Odrzuca sugestie, że raport SKW o tragedii w Nangar Khel to element konfliktu z żołnierzami lub odwet za próby usunięcia oficerów z bazy wojskowej. Nie sądzę, żeby to tak daleko zaszło, żeby ci ludzie – mając świadomość tej tragedii, do której doszło – w ten sposób pisali. Jestem pewien, że tego nie zrobili - dodaje Tomaszycki. Twierdzi też, że raport SKW nie mógł ukierunkować prokuratorskiego śledztwa, bo decydujący głos ma prokurator wojskowy. Generał Tomaszycki przyznaje jednak, że on sam nie poznał raportu SKW.

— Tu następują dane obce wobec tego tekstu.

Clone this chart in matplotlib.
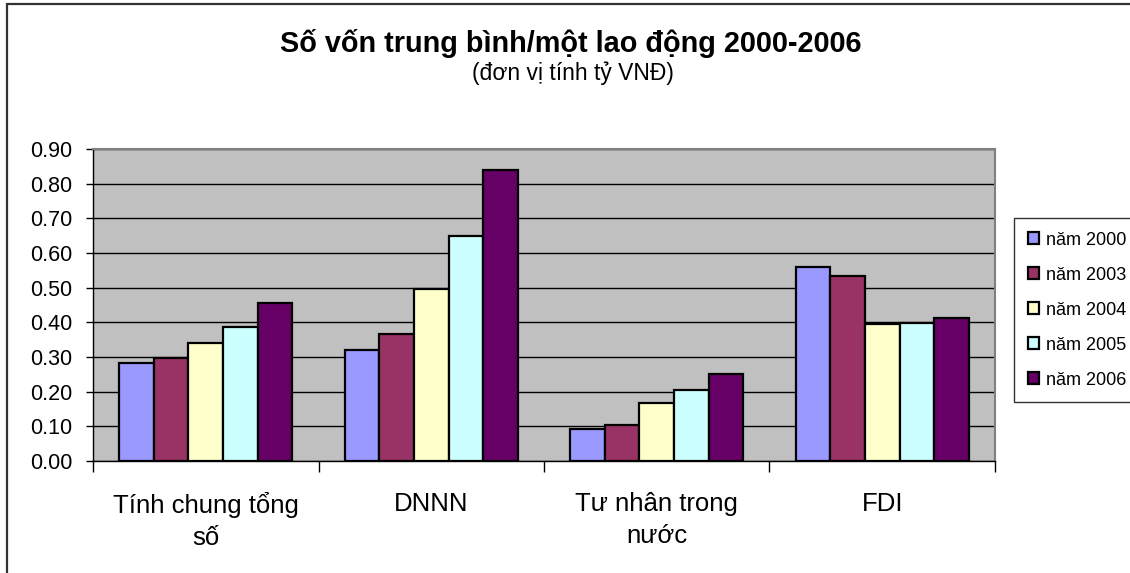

Co ustaliła „Rzeczpospolita”?

„Rzeczpospolita" donosi, że były minister obrony Aleksander Szczygło dowiedział się o szczegółach wydarzeń w Nangar Khel 23 sierpnia 2007 r. z notatki ówczesnego szefa kontrwywiadu wojskowego Antoniego Macierewicza.

Dziennik twierdzi także, że między dowódcą bazy Wazi-Khwa, przebywającym w areszcie Olgierdem C. a oficerami wywiadu, którzy tam służyli, był konflikt. Olgierd C. miał wysyłać do przełożonych meldunki, by odwołali ludzi Macierewicza z bazy.

Szczygło nie chciał komentować tych rewelacji. Z kolei Antoni Macierewicz powiedział, że był zobowiązany do dostarczania wszelkich informacji koniecznych do ochrony polskich wojsk.